The Skills Gap and the Near-Far Problem in Executive Education and Leadership Development

by Das Narayandas and Mihnea Moldoveanu
 
 

Overview — An increasingly obvious and costly gap has emerged between the skills that executives need in order to cope with the volatile, uncertain, ambiguous, and complex business landscape and the skills being imparted by executive development programs. Providers of these programs need to focus on cultivating skills least susceptible to digital distributed delivery in ways that will make them most relevant to the greatest number of contexts. In addition, skills that are difficult to articulate and translate into formulas will benefit from focused, heavily social learning environments supported by constant reinforcement from savvy facilitators and motivated peers.

Author Abstract

Executive development programs have entered a period of rapid transformation, driven on one side by the proliferation of a new technological, cultural, and economic landscape commonly referred to as “digital disruption” and on the other by a widening gap between the skills and capabilities participants and their organizations demand and those provided by the executive program itself.
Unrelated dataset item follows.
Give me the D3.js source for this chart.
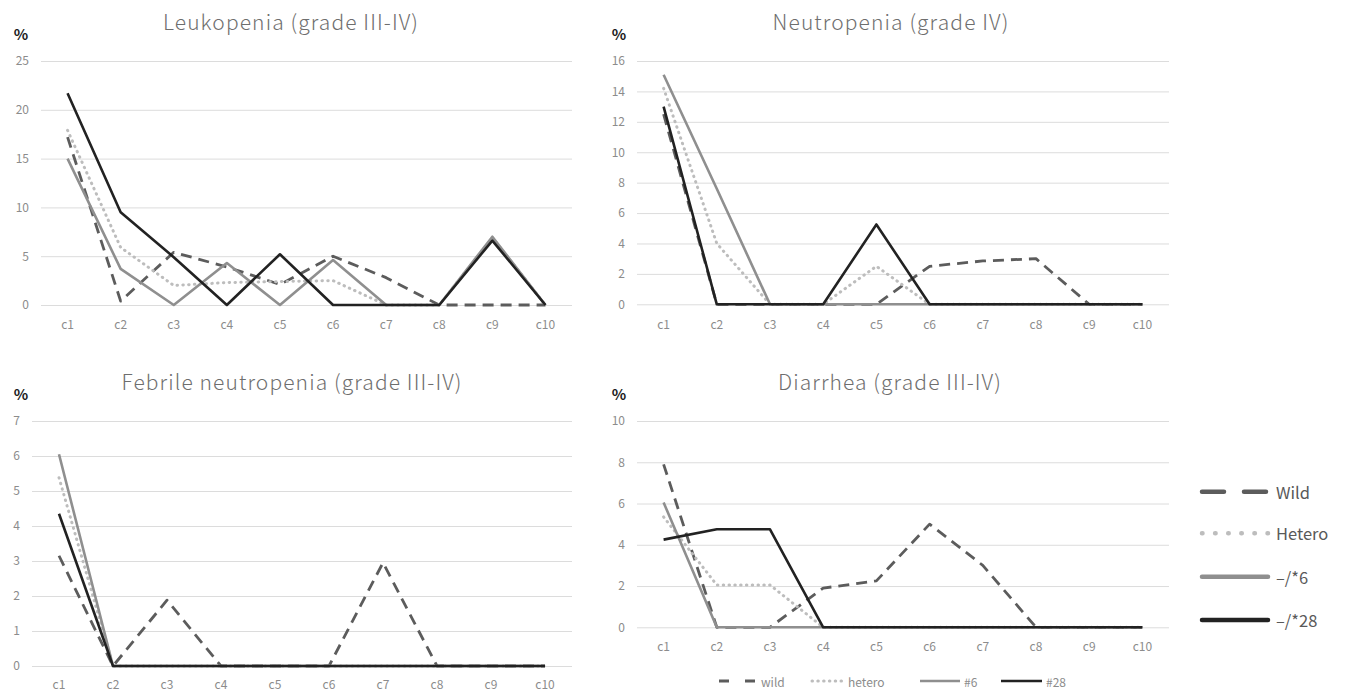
<!DOCTYPE html>
<html>
<head>
<meta charset="utf-8">
<script src="https://cdn.jsdelivr.net/npm/d3@7"></script>
<style>
  html, body { margin: 0; padding: 0; background: #ffffff; }
  svg { display: block; }
  text { font-family: "Noto Sans CJK JP", "Noto Sans", sans-serif; }
</style>
</head>
<body>
<svg id="chart" width="1352" height="691"></svg>
<script>
// ---------- data ----------
const cycles = ["c1", "c2", "c3", "c4", "c5", "c6", "c7", "c8", "c9", "c10"];
const seriesNames = ["wild", "hetero", "#6", "#28"];
const legendLabels = ["Wild", "Hetero", "\u2013/*6", "\u2013/*28"];

const leukoTitle = "Leukopenia (grade III-IV)";
const leukoTicks = [0, 5, 10, 15, 20, 25];
const leukoWild   = [17.2, 0.4, 5.4, 3.9, 2.1, 5.0, 2.8, 0, 0, 0];
const leukoHetero = [17.9, 5.9, 2.0, 2.3, 2.4, 2.5, 0, 0, 6.9, 0];
const leuko6      = [15.0, 3.7, 0, 4.3, 0, 4.6, 0, 0, 7.0, 0];
const leuko28     = [21.7, 9.5, 4.9, 0, 5.2, 0, 0, 0, 6.6, 0];

const neutroTitle = "Neutropenia (grade IV)";
const neutroTicks = [0, 2, 4, 6, 8, 10, 12, 14, 16];
const neutroWild   = [12.5, 0, 0, 0, 0, 2.5, 2.85, 3.0, 0, 0];
const neutroHetero = [14.2, 4.0, 0, 0, 2.5, 0, 0, 0, 0, 0];
const neutro6      = [15.1, 7.6, 0, 0, 0, 0, 0, 0, 0, 0];
const neutro28     = [13.0, 0, 0, 0, 5.25, 0, 0, 0, 0, 0];

const febTitle = "Febrile neutropenia (grade III-IV)";
const febTicks = [0, 1, 2, 3, 4, 5, 6, 7];
const febWild   = [3.15, 0, 1.88, 0, 0, 0, 2.95, 0, 0, 0];
const febHetero = [5.38, 0, 0, 0, 0, 0, 0, 0, 0, 0];
const feb6      = [6.05, 0, 0, 0, 0, 0, 0, 0, 0, 0];
const feb28     = [4.35, 0, 0, 0, 0, 0, 0, 0, 0, 0];

const diaTitle = "Diarrhea (grade III-IV)";
const diaTicks = [0, 2, 4, 6, 8, 10];
const diaWild   = [7.9, 0, 0, 1.9, 2.25, 5.0, 3.0, 0, 0, 0];
const diaHetero = [5.35, 2.05, 2.05, 0, 0, 0, 0, 0, 0, 0];
const dia6      = [6.05, 0, 0, 0, 0, 0, 0, 0, 0, 0];
const dia28     = [4.25, 4.75, 4.75, 0, 0, 0, 0, 0, 0, 0];

// ---------- styles ----------
const styles = {
  "wild":   { color: "#5c5c5c", width: 2.8, dash: "11,7", cap: "butt" },
  "hetero": { color: "#bdbdbd", width: 3, dash: "0.5,5.3", cap: "round" },
  "#6":     { color: "#8f8f8f", width: 2.6, dash: null, cap: "butt" },
  "#28":    { color: "#222222", width: 2.6, dash: null, cap: "butt" }
};

const svg = d3.select("#chart");

const panels = [
  { title: leukoTitle, ticks: leukoTicks, data: [leukoWild, leukoHetero, leuko6, leuko28],
    x0: 41, x1: 572, y0: 305, y1: 61, titleX: 291, titleY: 21, pctX: 21, pctY: 33, xLabY: 325 },
  { title: neutroTitle, ticks: neutroTicks, data: [neutroWild, neutroHetero, neutro6, neutro28],
    x0: 637, x1: 1169, y0: 304.3, y1: 61, titleX: 891, titleY: 21, pctX: 619, pctY: 33, xLabY: 325 },
  { title: febTitle, ticks: febTicks, data: [febWild, febHetero, feb6, feb28],
    x0: 32, x1: 572, y0: 666, y1: 421, titleX: 292, titleY: 381, pctX: 21, pctY: 393, xLabY: 685 },
  { title: diaTitle, ticks: diaTicks, data: [diaWild, diaHetero, dia6, dia28],
    x0: 637, x1: 1169, y0: 627.3, y1: 421, titleX: 890, titleY: 381, pctX: 619, pctY: 393, xLabY: 647 }
];

panels.forEach(p => {
  const g = svg.append("g");
  const x = d3.scaleBand().domain(cycles).range([p.x0, p.x1]).padding(0);
  const y = d3.scaleLinear().domain([0, d3.max(p.ticks)]).range([p.y0, p.y1]);

  // gridlines + y tick labels
  const yAxis = g.append("g")
    .attr("transform", `translate(${p.x0},0)`)
    .call(d3.axisLeft(y).tickValues(p.ticks).tickSize(-(p.x1 - p.x0)).tickPadding(12).tickFormat(d3.format("d")));
  yAxis.select(".domain").remove();
  yAxis.selectAll(".tick line").attr("stroke", "#dcdcdc").attr("stroke-width", 1);
  yAxis.selectAll(".tick text").attr("fill", "#8c8c8c").attr("font-size", 12)
    .style("font-family", "'Noto Sans CJK JP', sans-serif");

  // x tick labels
  const xAxis = g.append("g")
    .attr("transform", `translate(0,${p.xLabY})`)
    .call(d3.axisBottom(x).tickSize(0).tickPadding(0));
  xAxis.select(".domain").remove();
  xAxis.selectAll(".tick text").attr("fill", "#8c8c8c").attr("font-size", 12)
    .attr("dy", "0.32em")
    .style("font-family", "'Noto Sans CJK JP', sans-serif");

  // lines
  const line = d3.line()
    .x((d, i) => x(cycles[i]) + x.bandwidth() / 2)
    .y(d => y(d));
  seriesNames.forEach((name, si) => {
    const st = styles[name];
    g.append("path")
      .datum(p.data[si])
      .attr("d", line)
      .attr("fill", "none")
      .attr("stroke", st.color)
      .attr("stroke-width", st.width)
      .attr("stroke-linejoin", "round")
      .attr("stroke-linecap", st.cap)
      .attr("stroke-dasharray", st.dash);
  });

  // title
  g.append("text")
    .attr("x", p.titleX).attr("y", p.titleY)
    .attr("text-anchor", "middle").attr("dominant-baseline", "central")
    .attr("font-size", 21).attr("fill", "#6e6e6e").attr("font-weight", 300)
    .attr("letter-spacing", 1.1)
    .text(p.title);

  // percent label
  g.append("text")
    .attr("x", p.pctX).attr("y", p.pctY)
    .attr("text-anchor", "middle").attr("dominant-baseline", "central")
    .attr("font-size", 15).attr("fill", "#222").attr("font-weight", 700)
    .text("%");
});

// ---------- bottom legend (in diarrhea panel) ----------
const bottomLegend = svg.append("g");
const bItems = [
  { name: "wild", x: 719, len: 38 },
  { name: "hetero", x: 812, len: 32 },
  { name: "#6", x: 920, len: 40 },
  { name: "#28", x: 1001, len: 41 }
];
const by = 681;
bItems.forEach(it => {
  const st = styles[it.name];
  bottomLegend.append("line")
    .attr("x1", it.x).attr("x2", it.x + it.len).attr("y1", by).attr("y2", by)
    .attr("stroke", st.color).attr("stroke-width", st.width)
    .attr("stroke-linecap", st.cap)
    .attr("stroke-dasharray", it.name === "wild" ? "10,16" : st.dash);
  bottomLegend.append("text")
    .attr("x", it.x + it.len + 4).attr("y", by)
    .attr("dominant-baseline", "central")
    .attr("font-size", 12).attr("fill", "#8c8c8c")
    .text(it.name);
});

// ---------- right legend ----------
const rightLegend = svg.append("g");
const rRows = [491.7, 533.3, 576.7, 620];
seriesNames.forEach((name, i) => {
  const st = styles[name];
  const yy = rRows[i];
  const ln = rightLegend.append("line")
    .attr("x1", 1202).attr("x2", 1268).attr("y1", yy).attr("y2", yy)
    .attr("stroke", st.color)
    .attr("stroke-width", 4.5)
    .attr("stroke-linecap", "round");
  if (name === "wild") ln.attr("stroke-dasharray", "22,20");
  if (name === "hetero") ln.attr("stroke-dasharray", "0.5,12.6");
  rightLegend.append("text")
    .attr("x", 1276).attr("y", yy)
    .attr("dominant-baseline", "central")
    .attr("font-size", 16.5).attr("fill", "#595959")
    .text(legendLabels[i]);
});
</script>
</body>
</html>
We document—on the basis of transcripts of some 100 interviews with Fortune 500 executives—a current and growing awareness of a mismatch between executive development offerings and the skill sets executives need in a volatile, uncertain, ambiguous, and complex (VUCA), Web 2.5-enabled economy. We show that a trio of forces of digital disruption—specifically the disintermediation of the services of instructors and facilitators, the disaggregation of the previously bundled experiences that constitute an executive program, and the decoupling of the sources of value participants derive from any one experience—together open up the executive education industry to a radical restructuration. We argue that any consequential strategic action on the part of providers must address two major current gaps: the gap between the skills required by participants and those provided by suppliers (“the skills gap”) and the gap that separates skill acquisition from skill application (“the skills transfer gap”). We canvass the literature on skill measurement, acquisition, and transfer to establish the enduring power of these distinctions in explaining the success of various training and education programs. We use these distinctions to structure the landscape of strategic decisions that both organizations committed to organizational development and providers of executive development programs must in very short order make.